#### [Records for the task]

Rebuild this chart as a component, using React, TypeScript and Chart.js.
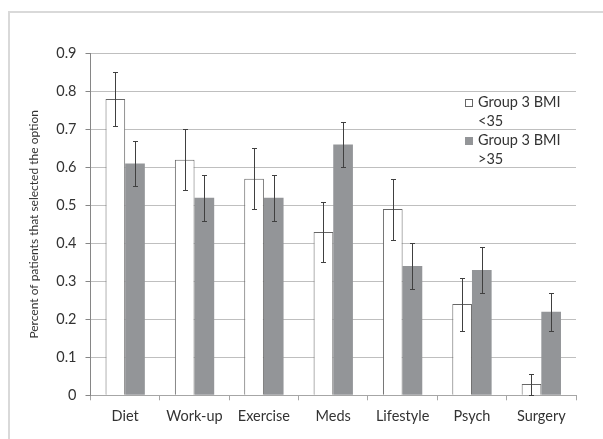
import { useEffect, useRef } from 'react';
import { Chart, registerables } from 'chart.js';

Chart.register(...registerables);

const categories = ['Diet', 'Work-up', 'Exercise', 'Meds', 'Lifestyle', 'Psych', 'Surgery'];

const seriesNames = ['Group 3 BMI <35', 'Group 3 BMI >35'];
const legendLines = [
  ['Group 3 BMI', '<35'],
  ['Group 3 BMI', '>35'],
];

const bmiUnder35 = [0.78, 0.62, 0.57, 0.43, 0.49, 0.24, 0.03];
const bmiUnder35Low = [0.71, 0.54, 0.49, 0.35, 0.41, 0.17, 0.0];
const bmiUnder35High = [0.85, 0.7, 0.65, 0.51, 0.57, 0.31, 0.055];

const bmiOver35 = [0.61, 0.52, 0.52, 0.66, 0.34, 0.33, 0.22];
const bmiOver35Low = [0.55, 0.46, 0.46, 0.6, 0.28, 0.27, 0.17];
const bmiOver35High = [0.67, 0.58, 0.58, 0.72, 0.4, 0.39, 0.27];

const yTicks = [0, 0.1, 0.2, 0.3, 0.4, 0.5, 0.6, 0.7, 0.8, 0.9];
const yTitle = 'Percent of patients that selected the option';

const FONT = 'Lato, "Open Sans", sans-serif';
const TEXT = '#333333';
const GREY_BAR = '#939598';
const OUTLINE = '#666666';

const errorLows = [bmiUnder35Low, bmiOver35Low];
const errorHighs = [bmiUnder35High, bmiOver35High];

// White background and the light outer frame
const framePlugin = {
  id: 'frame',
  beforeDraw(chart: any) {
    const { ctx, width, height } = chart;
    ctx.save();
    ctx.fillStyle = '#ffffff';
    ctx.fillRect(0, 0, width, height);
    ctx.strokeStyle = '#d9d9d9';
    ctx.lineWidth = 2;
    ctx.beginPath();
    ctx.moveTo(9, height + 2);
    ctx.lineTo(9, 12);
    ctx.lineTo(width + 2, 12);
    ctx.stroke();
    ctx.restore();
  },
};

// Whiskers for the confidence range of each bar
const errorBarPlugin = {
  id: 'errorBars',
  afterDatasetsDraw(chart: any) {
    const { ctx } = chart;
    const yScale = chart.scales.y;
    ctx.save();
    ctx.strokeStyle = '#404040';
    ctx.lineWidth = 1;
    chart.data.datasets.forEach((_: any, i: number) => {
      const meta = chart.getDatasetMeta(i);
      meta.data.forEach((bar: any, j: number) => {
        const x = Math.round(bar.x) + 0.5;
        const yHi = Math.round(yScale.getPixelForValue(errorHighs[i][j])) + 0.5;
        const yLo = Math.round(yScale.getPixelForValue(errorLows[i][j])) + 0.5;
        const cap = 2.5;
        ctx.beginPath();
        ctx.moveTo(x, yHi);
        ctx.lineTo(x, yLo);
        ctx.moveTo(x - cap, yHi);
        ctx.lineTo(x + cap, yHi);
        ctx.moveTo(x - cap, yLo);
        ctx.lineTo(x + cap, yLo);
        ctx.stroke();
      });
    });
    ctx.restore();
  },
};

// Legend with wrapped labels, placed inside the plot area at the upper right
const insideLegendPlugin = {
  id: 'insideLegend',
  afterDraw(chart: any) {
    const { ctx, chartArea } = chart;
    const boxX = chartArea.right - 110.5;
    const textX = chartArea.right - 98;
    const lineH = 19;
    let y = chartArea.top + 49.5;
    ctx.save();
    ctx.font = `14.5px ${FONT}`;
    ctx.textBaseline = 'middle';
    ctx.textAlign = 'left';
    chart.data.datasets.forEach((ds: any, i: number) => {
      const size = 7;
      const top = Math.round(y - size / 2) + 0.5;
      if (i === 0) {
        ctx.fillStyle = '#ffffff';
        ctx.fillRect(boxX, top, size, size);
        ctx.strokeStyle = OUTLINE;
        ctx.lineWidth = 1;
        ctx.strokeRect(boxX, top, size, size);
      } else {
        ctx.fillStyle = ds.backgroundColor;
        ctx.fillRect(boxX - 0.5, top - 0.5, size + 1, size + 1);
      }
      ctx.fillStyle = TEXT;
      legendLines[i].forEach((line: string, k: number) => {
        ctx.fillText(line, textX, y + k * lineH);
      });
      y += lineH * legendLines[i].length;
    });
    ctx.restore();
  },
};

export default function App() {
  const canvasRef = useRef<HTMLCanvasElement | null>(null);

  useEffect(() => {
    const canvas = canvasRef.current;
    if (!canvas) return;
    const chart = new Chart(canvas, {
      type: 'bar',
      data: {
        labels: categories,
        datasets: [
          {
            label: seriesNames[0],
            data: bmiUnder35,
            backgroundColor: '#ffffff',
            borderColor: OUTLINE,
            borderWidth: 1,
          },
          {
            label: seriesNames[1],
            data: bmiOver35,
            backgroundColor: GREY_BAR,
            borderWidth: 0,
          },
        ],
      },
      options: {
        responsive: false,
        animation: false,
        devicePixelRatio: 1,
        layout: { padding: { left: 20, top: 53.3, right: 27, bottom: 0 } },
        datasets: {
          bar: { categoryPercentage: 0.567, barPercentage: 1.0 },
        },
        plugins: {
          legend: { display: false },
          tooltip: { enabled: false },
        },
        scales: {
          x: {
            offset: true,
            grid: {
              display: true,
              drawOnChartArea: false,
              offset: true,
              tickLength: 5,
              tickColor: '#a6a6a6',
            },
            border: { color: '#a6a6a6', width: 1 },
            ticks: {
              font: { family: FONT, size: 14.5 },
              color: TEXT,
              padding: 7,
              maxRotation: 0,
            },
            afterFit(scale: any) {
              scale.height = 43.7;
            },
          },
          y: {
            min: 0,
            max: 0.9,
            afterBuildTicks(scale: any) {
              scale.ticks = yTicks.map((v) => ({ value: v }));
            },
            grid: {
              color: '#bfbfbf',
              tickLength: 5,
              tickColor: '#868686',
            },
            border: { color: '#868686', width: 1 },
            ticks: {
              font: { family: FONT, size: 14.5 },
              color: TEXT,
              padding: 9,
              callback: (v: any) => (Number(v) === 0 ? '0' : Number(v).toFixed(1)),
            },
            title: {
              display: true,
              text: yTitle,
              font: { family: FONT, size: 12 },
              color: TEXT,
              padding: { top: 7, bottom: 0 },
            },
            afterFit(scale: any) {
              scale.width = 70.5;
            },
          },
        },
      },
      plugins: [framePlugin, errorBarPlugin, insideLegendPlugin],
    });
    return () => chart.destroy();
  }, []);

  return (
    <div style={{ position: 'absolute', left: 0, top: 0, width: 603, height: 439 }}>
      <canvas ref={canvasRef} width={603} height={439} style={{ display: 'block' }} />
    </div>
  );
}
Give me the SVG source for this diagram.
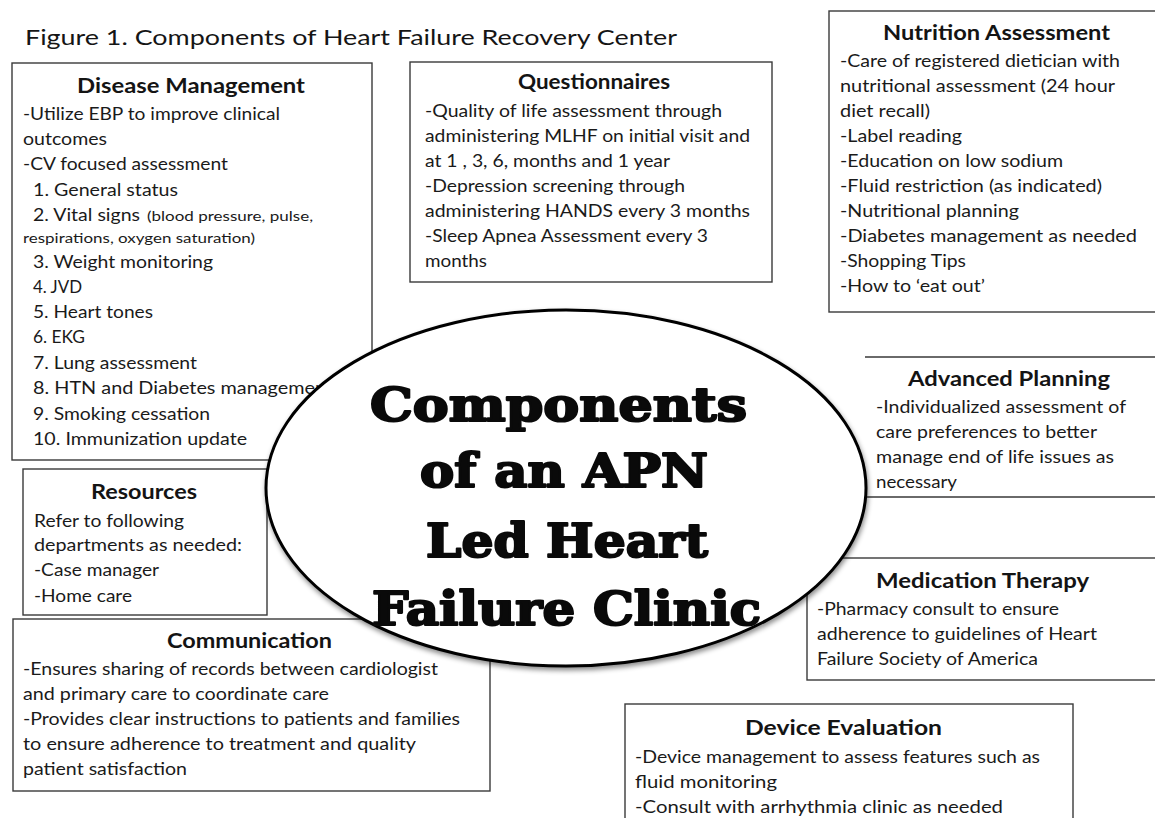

#### [Required work]
Which lines hold the word "this"? Copy all of them.

#### [Exercise output]
Rebuild this chart as a component, using React, TypeScript and Chart.js.
Give me the SVG source for this diagram.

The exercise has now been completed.